--- start Information supplied ---

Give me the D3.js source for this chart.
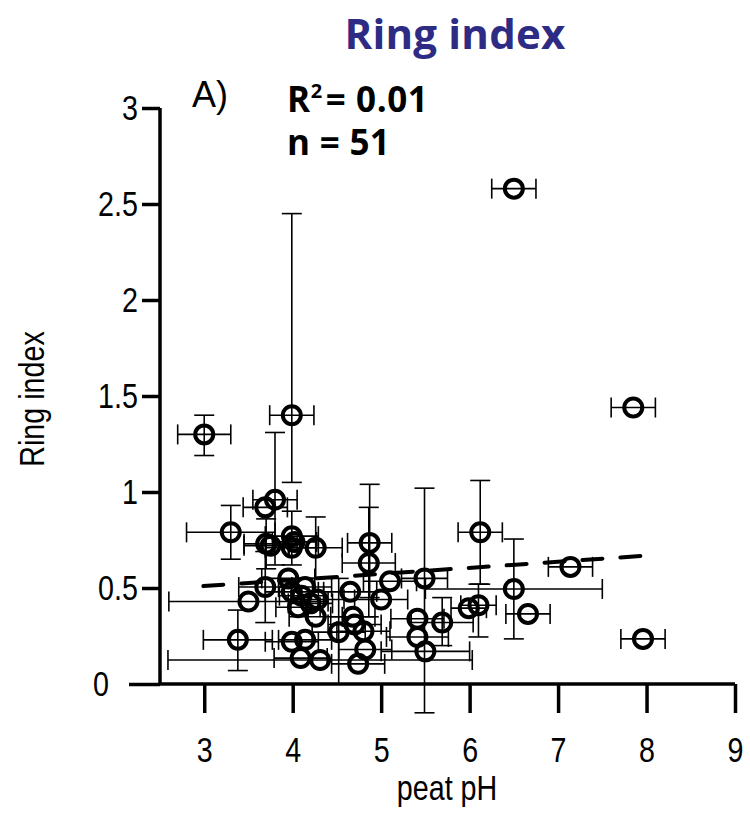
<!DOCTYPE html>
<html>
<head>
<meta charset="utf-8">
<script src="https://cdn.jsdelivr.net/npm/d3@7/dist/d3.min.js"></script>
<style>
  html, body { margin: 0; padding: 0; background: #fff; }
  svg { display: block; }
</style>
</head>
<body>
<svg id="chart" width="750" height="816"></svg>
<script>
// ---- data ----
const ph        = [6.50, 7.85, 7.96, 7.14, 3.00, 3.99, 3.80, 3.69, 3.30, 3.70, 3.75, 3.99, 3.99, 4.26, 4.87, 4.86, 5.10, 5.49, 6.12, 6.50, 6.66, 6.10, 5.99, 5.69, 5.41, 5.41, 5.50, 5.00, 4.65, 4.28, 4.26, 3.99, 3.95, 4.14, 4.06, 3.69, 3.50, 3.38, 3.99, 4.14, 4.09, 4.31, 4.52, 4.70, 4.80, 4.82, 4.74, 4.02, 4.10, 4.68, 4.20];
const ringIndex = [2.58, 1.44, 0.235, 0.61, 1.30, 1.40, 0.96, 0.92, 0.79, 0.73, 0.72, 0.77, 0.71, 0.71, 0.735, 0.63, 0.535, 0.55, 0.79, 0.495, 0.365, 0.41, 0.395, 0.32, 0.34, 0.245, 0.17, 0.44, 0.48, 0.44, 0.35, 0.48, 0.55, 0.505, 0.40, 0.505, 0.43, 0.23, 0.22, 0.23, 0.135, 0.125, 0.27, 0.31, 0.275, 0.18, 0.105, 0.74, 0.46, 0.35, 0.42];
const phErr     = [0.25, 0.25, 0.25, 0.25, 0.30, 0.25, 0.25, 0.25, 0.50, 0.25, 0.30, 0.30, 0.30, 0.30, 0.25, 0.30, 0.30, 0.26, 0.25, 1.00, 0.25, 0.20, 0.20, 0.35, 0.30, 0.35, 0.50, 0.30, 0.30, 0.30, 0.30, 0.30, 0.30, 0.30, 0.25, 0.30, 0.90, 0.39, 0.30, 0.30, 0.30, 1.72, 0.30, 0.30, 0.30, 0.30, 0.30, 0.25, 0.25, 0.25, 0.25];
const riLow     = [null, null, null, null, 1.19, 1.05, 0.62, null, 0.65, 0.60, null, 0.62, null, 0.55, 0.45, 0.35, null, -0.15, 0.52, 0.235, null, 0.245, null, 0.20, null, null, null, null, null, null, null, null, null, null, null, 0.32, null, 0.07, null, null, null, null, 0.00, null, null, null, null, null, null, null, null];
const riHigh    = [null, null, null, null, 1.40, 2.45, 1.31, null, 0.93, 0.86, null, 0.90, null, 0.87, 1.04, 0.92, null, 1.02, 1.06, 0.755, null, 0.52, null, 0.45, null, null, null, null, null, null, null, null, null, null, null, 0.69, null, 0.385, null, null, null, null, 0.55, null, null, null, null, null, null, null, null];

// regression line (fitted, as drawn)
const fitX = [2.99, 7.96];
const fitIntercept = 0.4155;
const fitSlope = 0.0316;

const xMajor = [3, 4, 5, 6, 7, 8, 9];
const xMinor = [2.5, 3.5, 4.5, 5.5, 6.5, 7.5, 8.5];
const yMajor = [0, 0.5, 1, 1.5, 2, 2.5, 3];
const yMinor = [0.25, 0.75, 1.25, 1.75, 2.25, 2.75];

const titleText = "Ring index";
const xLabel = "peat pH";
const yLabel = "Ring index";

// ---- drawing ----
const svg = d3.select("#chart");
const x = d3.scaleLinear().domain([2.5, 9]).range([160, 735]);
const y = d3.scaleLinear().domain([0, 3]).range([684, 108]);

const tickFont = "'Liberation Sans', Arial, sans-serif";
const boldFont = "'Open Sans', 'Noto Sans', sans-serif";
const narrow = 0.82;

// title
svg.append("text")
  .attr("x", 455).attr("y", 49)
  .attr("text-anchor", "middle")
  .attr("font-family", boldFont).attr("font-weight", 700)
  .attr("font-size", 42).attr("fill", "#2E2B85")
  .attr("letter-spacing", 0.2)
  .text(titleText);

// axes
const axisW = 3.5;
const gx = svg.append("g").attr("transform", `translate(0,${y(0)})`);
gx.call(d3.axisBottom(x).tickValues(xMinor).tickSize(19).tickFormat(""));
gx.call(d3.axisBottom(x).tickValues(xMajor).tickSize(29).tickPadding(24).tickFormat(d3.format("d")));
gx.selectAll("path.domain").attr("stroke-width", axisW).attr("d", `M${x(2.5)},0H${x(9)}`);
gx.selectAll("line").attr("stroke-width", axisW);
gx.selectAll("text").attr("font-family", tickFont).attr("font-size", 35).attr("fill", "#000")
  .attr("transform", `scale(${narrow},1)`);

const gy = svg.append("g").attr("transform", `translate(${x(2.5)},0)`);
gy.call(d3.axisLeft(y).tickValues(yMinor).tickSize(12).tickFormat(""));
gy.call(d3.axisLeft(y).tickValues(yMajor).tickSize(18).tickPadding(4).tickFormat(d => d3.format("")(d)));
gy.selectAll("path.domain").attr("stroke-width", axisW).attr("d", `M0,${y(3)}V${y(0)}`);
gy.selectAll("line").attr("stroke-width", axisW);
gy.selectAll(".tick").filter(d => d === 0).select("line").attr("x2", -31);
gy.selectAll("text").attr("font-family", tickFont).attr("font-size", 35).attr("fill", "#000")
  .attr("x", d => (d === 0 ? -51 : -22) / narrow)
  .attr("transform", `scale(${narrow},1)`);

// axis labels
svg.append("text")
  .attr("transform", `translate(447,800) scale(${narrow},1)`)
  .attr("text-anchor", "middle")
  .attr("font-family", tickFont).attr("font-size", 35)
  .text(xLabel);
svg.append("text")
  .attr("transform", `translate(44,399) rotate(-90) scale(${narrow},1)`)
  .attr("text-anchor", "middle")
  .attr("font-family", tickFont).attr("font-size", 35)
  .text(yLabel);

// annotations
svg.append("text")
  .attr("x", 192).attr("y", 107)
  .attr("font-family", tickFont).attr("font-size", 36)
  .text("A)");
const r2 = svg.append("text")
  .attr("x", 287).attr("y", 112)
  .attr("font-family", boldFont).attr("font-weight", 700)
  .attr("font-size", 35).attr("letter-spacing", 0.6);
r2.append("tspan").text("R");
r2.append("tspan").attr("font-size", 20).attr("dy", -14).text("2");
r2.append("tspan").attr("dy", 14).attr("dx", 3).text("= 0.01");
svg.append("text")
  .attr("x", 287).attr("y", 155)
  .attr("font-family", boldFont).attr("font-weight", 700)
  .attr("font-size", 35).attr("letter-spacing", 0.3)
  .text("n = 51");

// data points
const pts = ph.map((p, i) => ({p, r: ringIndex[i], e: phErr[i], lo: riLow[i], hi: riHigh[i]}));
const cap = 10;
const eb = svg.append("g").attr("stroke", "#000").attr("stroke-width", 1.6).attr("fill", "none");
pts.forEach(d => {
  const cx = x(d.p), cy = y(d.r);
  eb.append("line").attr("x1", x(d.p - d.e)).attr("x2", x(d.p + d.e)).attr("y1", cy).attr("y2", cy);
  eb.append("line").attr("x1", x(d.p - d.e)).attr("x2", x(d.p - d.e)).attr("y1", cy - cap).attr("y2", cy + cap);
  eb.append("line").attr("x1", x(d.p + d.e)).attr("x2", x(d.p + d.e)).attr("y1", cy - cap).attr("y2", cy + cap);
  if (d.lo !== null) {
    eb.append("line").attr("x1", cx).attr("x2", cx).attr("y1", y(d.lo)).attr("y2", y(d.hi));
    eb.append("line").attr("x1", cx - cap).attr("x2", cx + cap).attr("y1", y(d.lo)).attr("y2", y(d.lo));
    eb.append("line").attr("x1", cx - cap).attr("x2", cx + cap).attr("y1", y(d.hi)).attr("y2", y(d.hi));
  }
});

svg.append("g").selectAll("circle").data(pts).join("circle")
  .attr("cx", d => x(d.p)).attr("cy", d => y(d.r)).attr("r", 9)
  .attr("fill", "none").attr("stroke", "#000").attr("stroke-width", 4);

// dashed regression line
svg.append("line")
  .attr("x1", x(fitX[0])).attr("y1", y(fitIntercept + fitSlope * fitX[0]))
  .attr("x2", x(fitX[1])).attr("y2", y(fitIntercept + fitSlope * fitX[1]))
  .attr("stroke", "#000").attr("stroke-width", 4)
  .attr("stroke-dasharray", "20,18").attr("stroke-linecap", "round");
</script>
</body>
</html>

--- end Information supplied ---

-- Stated exercise --
Copy exactly the lines running from the beginning of the listing through the line that has "const fitSlope = 0.0316;". Drop the pictures.

-- Reply to the exercise --
Give me the D3.js source for this chart.
<!DOCTYPE html>
<html>
<head>
<meta charset="utf-8">
<script src="https://cdn.jsdelivr.net/npm/d3@7/dist/d3.min.js"></script>
<style>
  html, body { margin: 0; padding: 0; background: #fff; }
  svg { display: block; }
</style>
</head>
<body>
<svg id="chart" width="750" height="816"></svg>
<script>
// ---- data ----
const ph        = [6.50, 7.85, 7.96, 7.14, 3.00, 3.99, 3.80, 3.69, 3.30, 3.70, 3.75, 3.99, 3.99, 4.26, 4.87, 4.86, 5.10, 5.49, 6.12, 6.50, 6.66, 6.10, 5.99, 5.69, 5.41, 5.41, 5.50, 5.00, 4.65, 4.28, 4.26, 3.99, 3.95, 4.14, 4.06, 3.69, 3.50, 3.38, 3.99, 4.14, 4.09, 4.31, 4.52, 4.70, 4.80, 4.82, 4.74, 4.02, 4.10, 4.68, 4.20];
const ringIndex = [2.58, 1.44, 0.235, 0.61, 1.30, 1.40, 0.96, 0.92, 0.79, 0.73, 0.72, 0.77, 0.71, 0.71, 0.735, 0.63, 0.535, 0.55, 0.79, 0.495, 0.365, 0.41, 0.395, 0.32, 0.34, 0.245, 0.17, 0.44, 0.48, 0.44, 0.35, 0.48, 0.55, 0.505, 0.40, 0.505, 0.43, 0.23, 0.22, 0.23, 0.135, 0.125, 0.27, 0.31, 0.275, 0.18, 0.105, 0.74, 0.46, 0.35, 0.42];
const phErr     = [0.25, 0.25, 0.25, 0.25, 0.30, 0.25, 0.25, 0.25, 0.50, 0.25, 0.30, 0.30, 0.30, 0.30, 0.25, 0.30, 0.30, 0.26, 0.25, 1.00, 0.25, 0.20, 0.20, 0.35, 0.30, 0.35, 0.50, 0.30, 0.30, 0.30, 0.30, 0.30, 0.30, 0.30, 0.25, 0.30, 0.90, 0.39, 0.30, 0.30, 0.30, 1.72, 0.30, 0.30, 0.30, 0.30, 0.30, 0.25, 0.25, 0.25, 0.25];
const riLow     = [null, null, null, null, 1.19, 1.05, 0.62, null, 0.65, 0.60, null, 0.62, null, 0.55, 0.45, 0.35, null, -0.15, 0.52, 0.235, null, 0.245, null, 0.20, null, null, null, null, null, null, null, null, null, null, null, 0.32, null, 0.07, null, null, null, null, 0.00, null, null, null, null, null, null, null, null];
const riHigh    = [null, null, null, null, 1.40, 2.45, 1.31, null, 0.93, 0.86, null, 0.90, null, 0.87, 1.04, 0.92, null, 1.02, 1.06, 0.755, null, 0.52, null, 0.45, null, null, null, null, null, null, null, null, null, null, null, 0.69, null, 0.385, null, null, null, null, 0.55, null, null, null, null, null, null, null, null];

// regression line (fitted, as drawn)
const fitX = [2.99, 7.96];
const fitIntercept = 0.4155;
const fitSlope = 0.0316;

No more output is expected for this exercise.